With freedom of movement and action under a minimum of European supervision and control the Natives will, in their own areas, have full opportunity and scope for the development of a home-civilisation of their own along lines similar to, if not identical with, those by which the Europeans follow their separate ways. It is a heroic

plan, and it will demand great sacrifice from both peoples, but who can doubt that the end will be worth the effort? The Natives may in some places have to leave the land where their ancestors are buried, and the whites will, in many places, have to accept the price of expropriation for land and houses hallowed and made precious by effort and memories, but the great general gain at the end will undoubtedly be worth all that must be surrendered now. This policy is the only one that holds out hope of peace and happiness for both races. If the fears and objections that are being raised by a few Natives and by individual Europeans here and there are allowed to frustrate this, the only practical plan so far devised, the future generations of both white and black in South Africa will assuredly curse the day their fathers wavered and failed to make the only just and fair provision that could be made.

To those, who for religious reasons feel doubtful about the righteousness of a plan that denies to the Natives the privilege of social equality which is implied in the ideal of the brotherhood of man, I would quote the

words of Paul who, when speaking at Athens of the separation of the sons of Adam, said that God "hath made of one blood all nations of men for to dwell on all the face of the earth, and hath determined the times before appointed, and the bounds of their habitations,"[28] for, whether we take this statement to be the inspired utterance of a holy apostle, or simply the reasoned opinion of an acute observer, we must admit that the words convey the experience of the ages that races which are physically dissimilar tend naturally, and therefore, rightly, to dwell apart within their respective racial boundaries.

Some people have professed to be afraid that the territorial separation of the two races will tend to consolidate the Natives, and thereby foster animosity towards the whites which may eventually lead to open war, but this fear seems to have no ground in reason, because it is not proposed, nor, indeed, would it be physically possible, to segregate the Natives by themselves in one great area. On the contrary, it is proposed to dispose of the Natives, as far as

possible, according to present geographical and tribal conditions, in several and separate territories, so that race-consolidation of a kind inimical to the whites will naturally be less likely to occur where the Natives live as separate tribes, speaking their different languages, than where, as in the Southern States of America, the Negroes have English as a common medium for the expression of a common race-interest.

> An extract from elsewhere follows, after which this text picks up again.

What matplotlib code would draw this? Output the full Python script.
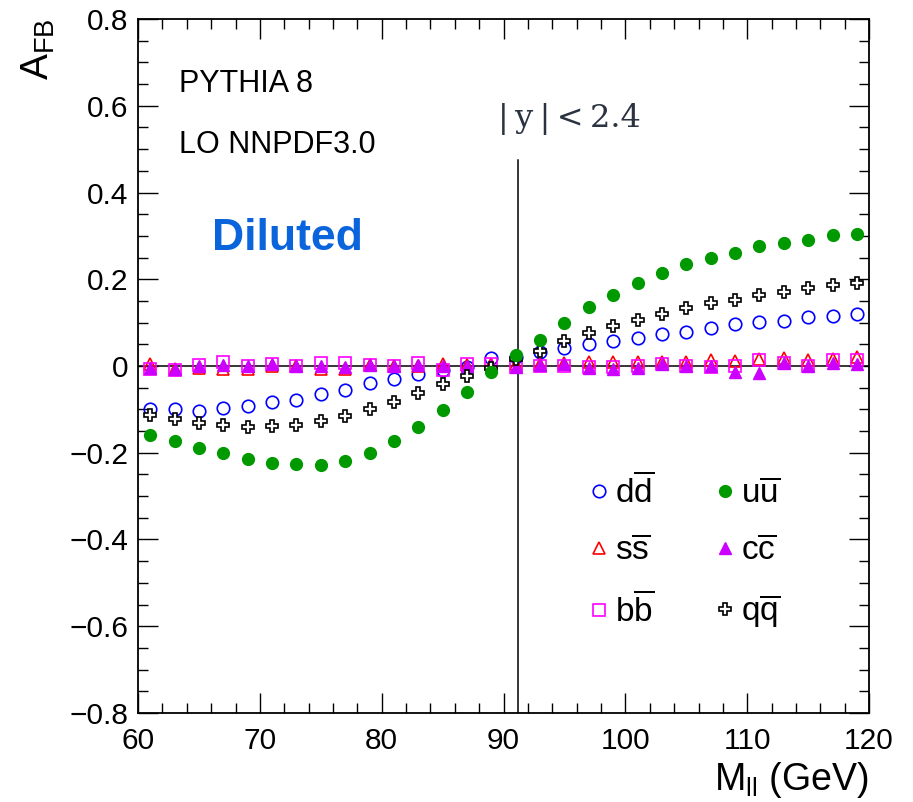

Other people, again, are in doubt as to whether the Natives, as a whole, approve of this policy by which their future existence is to be shaped and determined. The answer is contained in the words of Sir William Beaumont, in his report of the findings of the Native Lands Commission, which gathered evidence from all concerned in 1916, where he says "The great mass of the Native population in all parts of the Union are looking to the Act (the Act providing for territorial separation) to relieve them in two particulars—the first is to give them more land for their stock, and the second is to secure to them fixity of tenure."[29]

Regarding the Natives of Rhodesia I am able to say that all the elderly Native men with whom I have spoken about this subject—and I have conversed with a large number—agree that the policy, as outlined in the Native Lands Act and the Native Affairs Act of 1920, as I have explained it to them, is good and sound.

It is true that certain prominent Natives of the educated class have protested strongly against this policy, but it is not true that these men have spoken on behalf of the Natives as a whole; indeed, it is safe to say that the vast bulk of the Natives of South Africa have even now no clear knowledge of the legislation that has been made recently in the pursuance of this policy. The protests that have been made from the Native side, moreover, have been directed against the hardship caused through harshness in carrying out the Act in certain places, and against the relative smallness of the areas proposed for Native occupation, and not against the principle itself, and there can be no doubt that the statement quoted from the Report of the Native Lands Commission conveys the true feeling of the large majority of the Natives.

These are some of the objections that have been raised to the policy of territorial separation, but the gravest danger to the successful working of that policy remains to be mentioned. It is the possibility that the cupidity of the whites may lead them to remove their black neighbour's landmarks in the event of the discovery of new fields of gold or other valuable minerals within the Native areas. The danger of such a lapse from the righteousness that exalteth a nation can only be averted by the constant exercise of the public conscience of the whites themselves.